Благодаря всем этим церковным делам я уже ребенком знал, кто я такой: папа плотник, а мама, совершенно очевидно, девственница; так что стремление к мученичеству было у меня довольно сильным. Когда несколько лет назад моя жена Мэгги сказала, что никогда всерьез не задумывалась о человеческой смертности, я вдруг стал рассказывать, что с самого детства в моей жизни не было ни дня, чтобы я не думал о собственной смерти. Я всегда воспринимал себя как избранного, всегда думал, что во мне есть что-то особенное, это с легкостью трансформируется в вещи совершенно неправильные,
если не иметь должной бдительности. Но здесь меня выручал юмор. Когда я смотрю на других режиссеров а они все абсолютно сумасшедшие люди, каждый считает себя Господом Богом, я спрашиваю: как преодолеть это ощущение, как перестать чувствовать себя Мессией с готовыми ответами на все вопросы. Я не раз испытывал ощущение, что понимаю суть вещей, не раз было желание слегка подчистить и подправить этот мир, но каждый раз чувство юмора подсекало подобные порывы на корню. «Я сражаюсь не за себя, а за дарованный мне талант» эта идея связана с религиозным воспитанием. Хоть я и не Мессия, но у меня есть немало того, что нужно защищать от людей, стремящихся все это уничтожить.

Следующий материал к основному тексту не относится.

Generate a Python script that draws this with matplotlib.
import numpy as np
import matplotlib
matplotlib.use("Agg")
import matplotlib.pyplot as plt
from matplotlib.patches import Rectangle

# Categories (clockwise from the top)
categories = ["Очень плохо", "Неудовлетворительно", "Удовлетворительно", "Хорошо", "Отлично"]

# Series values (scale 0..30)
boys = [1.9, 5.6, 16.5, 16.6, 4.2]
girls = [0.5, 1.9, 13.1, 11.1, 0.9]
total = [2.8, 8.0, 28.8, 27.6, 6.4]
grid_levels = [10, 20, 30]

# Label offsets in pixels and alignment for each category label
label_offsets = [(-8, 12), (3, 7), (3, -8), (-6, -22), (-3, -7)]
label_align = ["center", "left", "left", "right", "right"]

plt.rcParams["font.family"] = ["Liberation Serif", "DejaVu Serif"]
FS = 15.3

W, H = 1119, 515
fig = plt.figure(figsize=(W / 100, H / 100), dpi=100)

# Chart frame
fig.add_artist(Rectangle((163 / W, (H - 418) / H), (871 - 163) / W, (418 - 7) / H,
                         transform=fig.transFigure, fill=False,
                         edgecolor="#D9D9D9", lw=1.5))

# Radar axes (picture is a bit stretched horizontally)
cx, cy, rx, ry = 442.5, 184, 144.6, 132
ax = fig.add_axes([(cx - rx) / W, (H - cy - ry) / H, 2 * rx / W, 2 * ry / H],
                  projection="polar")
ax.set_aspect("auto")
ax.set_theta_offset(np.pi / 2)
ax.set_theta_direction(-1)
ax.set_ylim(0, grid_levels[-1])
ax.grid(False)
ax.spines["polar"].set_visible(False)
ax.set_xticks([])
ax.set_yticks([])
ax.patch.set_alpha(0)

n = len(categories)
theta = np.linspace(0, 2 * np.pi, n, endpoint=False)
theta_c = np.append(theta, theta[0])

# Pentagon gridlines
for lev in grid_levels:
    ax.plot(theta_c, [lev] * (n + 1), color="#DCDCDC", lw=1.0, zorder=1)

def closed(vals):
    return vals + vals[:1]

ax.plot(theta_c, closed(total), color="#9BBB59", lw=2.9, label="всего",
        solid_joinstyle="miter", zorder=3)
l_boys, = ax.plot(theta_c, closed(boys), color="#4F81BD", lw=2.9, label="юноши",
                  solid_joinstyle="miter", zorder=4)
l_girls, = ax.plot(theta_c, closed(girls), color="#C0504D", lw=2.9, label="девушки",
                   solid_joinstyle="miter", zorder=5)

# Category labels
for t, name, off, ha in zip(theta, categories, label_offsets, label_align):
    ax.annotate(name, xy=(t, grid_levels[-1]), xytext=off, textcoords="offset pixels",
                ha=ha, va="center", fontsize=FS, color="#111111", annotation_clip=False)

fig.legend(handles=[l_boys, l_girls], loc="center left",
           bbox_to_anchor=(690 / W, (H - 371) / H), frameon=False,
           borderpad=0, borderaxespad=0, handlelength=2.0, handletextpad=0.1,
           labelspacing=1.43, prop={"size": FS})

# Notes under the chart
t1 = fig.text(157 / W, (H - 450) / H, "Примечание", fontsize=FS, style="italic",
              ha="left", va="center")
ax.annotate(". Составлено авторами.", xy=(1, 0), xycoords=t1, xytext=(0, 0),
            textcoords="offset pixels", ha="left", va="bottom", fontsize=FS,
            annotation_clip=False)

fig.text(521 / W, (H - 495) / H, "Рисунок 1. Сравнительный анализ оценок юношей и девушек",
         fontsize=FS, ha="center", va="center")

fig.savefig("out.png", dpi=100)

К какой церкви принадлежала ваша семья?
К пресвитерианской. В Миннесоте мы, кажется, ходили в епископальную церковь, а когда переехали в Лос-Анджелес, стали пресвитерианцами, потому что там можно было выбирать только между лютеранами и пресвитерианцами. Чего точно нельзя было делать, так это пройти на один квартал дальше и присоединиться к католикам папистам и рабам Рима! Думаю, посещение Церкви было делом само собой разумеющимся, частью местной жизни. И когда я вспоминаю Миннесоту, то всегда думаю о людях, которые нас окружали. В основном это были скандинавы: Хансоны, Джонсоны, Стенсоны, мы, нескандинавы, называли их всех «скандахувами». О мире, в котором я вырос, пишет Гаррисон Кейллор. Думаю, ко времени братьев Коэн этот мир как-то поменялся, но дух места тем не менее сильно ощутим и в их картине «Фарго». Я помню, как люди собирались все вместе и пекли пироги перед ярмарками. Мне очень не хватает этого чувства общности, но в то же время я сам всегда старался как можно дальше от него отстраниться. Может, в том и штука, что общество (даже очень узкое) лучше семьи, потому что в семье тебе не дано выбирать родственников, а в обществе можно хоть как-то влиять на то, с кем общаешься.
Я всегда бежал от семьи, потому что мне хотелось иметь необычных, интересных родственников, а мои были самыми заурядными американцами. Так что детьми мы почти все время проводили в лесу, все время что-нибудь строили. Помню, мы с отцом соорудили трехэтажный домик на дереве, он стал центром нашей лесной жизни. Три этажа внутри плюс открытая терраса на крыше. Сам домик был, наверное, небольшой, но я помню, что зимой мы прыгали с него в огромные сугробы, и суть была в том, чтобы в прыжке задеть рукой за провода.
Фокусы тоже были моим детским увлечением. Помню, отец соорудил для меня маленькую деревянную будку, выкрасил ее в красный цвет, прибил разные вывески и объявления там я и давал свои представления, по большей части совершенно ужасные. С раннего детства я прослыл клоуном, потому что либо сразу вел себя максимально глупо, либо ставил себя в глупое положение, когда подготовленный со всем тщанием фокус в конце концов проваливался. Помню, на втором этаже нашего трехэтажного домика была лестница, ведущая к двери на верхний этаж, так вот первая в жизни подстава, которую я устроил, состояла в том, что рядом с этой дверью я приделал пробку, из которой торчала игла: стоило нажать на пробку, как игла впивалась тебе в палец. Рядом с пробкой я повесил табличку «Не нажимать». Понятное дело, тут же нашелся какой-то умник, который пытался захватить наши позиции: он поднялся по лестнице, увидел табличку и тут же не нажал даже на пробку, а врезал по ней со всей дури, после чего послышалось: «Мать вашу!» Игла вошла ему в руку, он свалился с лестницы и оттуда упал на землю. Потом было много беготни, он грозился меня убить. Мне кажется, я всегда старался быть искренним, никогда не скрывал своих намерений но мне никогда никто не верил.